Provided material:
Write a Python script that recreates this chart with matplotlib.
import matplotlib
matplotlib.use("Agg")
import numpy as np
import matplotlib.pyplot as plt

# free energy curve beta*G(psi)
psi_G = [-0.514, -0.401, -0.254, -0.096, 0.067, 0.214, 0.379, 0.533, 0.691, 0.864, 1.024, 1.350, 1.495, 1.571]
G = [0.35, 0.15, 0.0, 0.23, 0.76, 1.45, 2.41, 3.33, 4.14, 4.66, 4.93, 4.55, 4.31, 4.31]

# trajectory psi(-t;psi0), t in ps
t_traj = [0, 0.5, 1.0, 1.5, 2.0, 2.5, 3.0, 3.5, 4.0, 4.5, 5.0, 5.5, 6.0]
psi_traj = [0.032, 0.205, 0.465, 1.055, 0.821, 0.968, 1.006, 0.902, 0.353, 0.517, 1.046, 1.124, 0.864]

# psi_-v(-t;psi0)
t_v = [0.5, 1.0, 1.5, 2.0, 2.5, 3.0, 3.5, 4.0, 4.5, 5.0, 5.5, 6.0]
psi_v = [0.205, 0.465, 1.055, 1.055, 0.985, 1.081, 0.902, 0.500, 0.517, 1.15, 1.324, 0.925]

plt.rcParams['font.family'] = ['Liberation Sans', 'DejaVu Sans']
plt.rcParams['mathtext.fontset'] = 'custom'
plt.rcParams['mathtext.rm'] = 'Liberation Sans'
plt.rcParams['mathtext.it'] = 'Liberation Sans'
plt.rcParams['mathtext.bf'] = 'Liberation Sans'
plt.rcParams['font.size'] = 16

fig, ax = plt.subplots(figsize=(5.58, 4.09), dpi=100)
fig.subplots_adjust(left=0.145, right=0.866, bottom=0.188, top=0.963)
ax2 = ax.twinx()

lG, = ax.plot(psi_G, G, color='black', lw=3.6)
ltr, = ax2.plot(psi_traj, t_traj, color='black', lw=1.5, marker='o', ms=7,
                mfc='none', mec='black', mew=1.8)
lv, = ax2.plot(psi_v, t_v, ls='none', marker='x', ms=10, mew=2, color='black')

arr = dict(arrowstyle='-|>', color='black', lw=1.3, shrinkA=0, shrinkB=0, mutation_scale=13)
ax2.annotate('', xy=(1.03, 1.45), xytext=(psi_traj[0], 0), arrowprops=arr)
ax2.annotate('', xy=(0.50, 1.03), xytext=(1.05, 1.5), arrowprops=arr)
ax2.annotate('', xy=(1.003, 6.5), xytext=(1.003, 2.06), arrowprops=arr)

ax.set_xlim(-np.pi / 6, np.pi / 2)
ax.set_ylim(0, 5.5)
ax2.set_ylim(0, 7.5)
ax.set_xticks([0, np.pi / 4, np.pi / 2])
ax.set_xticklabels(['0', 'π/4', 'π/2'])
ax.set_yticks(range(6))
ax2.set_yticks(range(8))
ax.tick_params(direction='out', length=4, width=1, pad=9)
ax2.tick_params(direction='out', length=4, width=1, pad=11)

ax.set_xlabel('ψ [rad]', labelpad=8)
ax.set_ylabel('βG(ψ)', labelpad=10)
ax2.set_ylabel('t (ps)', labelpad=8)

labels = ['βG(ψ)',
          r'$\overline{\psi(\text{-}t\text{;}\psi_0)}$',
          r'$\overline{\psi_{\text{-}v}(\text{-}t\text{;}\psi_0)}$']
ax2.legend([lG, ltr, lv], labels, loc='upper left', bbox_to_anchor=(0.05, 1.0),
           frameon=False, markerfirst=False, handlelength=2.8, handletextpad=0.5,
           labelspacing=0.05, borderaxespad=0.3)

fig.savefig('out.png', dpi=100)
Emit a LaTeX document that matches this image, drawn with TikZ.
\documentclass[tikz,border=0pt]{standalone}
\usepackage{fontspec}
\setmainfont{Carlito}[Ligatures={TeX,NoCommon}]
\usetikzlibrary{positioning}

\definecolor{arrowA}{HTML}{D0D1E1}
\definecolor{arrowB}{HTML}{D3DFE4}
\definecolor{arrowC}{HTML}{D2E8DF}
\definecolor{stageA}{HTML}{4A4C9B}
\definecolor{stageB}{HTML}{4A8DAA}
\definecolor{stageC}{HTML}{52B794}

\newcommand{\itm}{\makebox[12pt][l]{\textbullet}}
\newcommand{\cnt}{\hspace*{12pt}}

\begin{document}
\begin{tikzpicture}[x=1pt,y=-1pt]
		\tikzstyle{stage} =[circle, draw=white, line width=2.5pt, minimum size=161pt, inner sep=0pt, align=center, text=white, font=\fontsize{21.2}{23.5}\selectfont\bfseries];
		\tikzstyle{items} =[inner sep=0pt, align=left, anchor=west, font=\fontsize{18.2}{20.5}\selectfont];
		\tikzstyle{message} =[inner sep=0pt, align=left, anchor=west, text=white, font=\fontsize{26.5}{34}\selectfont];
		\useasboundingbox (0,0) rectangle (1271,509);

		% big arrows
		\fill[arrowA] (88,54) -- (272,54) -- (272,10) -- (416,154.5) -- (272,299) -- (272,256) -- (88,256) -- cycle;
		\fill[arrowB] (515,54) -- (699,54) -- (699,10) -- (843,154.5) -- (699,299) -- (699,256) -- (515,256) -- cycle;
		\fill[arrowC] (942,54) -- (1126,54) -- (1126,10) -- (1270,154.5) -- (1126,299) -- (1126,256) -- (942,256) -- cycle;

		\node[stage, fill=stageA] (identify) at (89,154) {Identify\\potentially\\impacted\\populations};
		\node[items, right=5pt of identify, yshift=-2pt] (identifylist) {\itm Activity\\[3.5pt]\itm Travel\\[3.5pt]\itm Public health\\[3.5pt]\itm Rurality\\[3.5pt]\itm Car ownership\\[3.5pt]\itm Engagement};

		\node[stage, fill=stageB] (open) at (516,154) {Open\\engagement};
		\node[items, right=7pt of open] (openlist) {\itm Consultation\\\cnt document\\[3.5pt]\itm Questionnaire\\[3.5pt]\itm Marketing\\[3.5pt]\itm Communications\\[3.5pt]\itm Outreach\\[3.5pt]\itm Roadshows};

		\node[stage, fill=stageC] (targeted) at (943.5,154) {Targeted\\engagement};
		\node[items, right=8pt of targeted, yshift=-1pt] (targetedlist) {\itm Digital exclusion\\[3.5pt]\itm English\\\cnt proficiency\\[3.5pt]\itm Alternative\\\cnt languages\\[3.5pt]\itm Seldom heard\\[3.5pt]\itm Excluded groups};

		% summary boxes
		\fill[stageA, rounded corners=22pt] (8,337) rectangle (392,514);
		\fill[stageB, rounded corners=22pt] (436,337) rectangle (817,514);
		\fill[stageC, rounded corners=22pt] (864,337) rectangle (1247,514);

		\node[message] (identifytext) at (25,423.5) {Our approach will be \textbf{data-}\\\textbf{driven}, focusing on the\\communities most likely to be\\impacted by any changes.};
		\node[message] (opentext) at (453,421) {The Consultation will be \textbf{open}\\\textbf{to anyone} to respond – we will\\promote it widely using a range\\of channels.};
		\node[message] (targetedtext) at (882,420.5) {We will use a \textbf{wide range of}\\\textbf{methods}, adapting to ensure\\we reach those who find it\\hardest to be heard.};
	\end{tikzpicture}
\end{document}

Written exercise:
From the opening line of the data above through the line that contains "1.046, 1.124, 0.864]", please print each line as it stands and only those lines.

Result of the task:
Write a Python script that recreates this chart with matplotlib.
import matplotlib
matplotlib.use("Agg")
import numpy as np
import matplotlib.pyplot as plt

# free energy curve beta*G(psi)
psi_G = [-0.514, -0.401, -0.254, -0.096, 0.067, 0.214, 0.379, 0.533, 0.691, 0.864, 1.024, 1.350, 1.495, 1.571]
G = [0.35, 0.15, 0.0, 0.23, 0.76, 1.45, 2.41, 3.33, 4.14, 4.66, 4.93, 4.55, 4.31, 4.31]

# trajectory psi(-t;psi0), t in ps
t_traj = [0, 0.5, 1.0, 1.5, 2.0, 2.5, 3.0, 3.5, 4.0, 4.5, 5.0, 5.5, 6.0]
psi_traj = [0.032, 0.205, 0.465, 1.055, 0.821, 0.968, 1.006, 0.902, 0.353, 0.517, 1.046, 1.124, 0.864]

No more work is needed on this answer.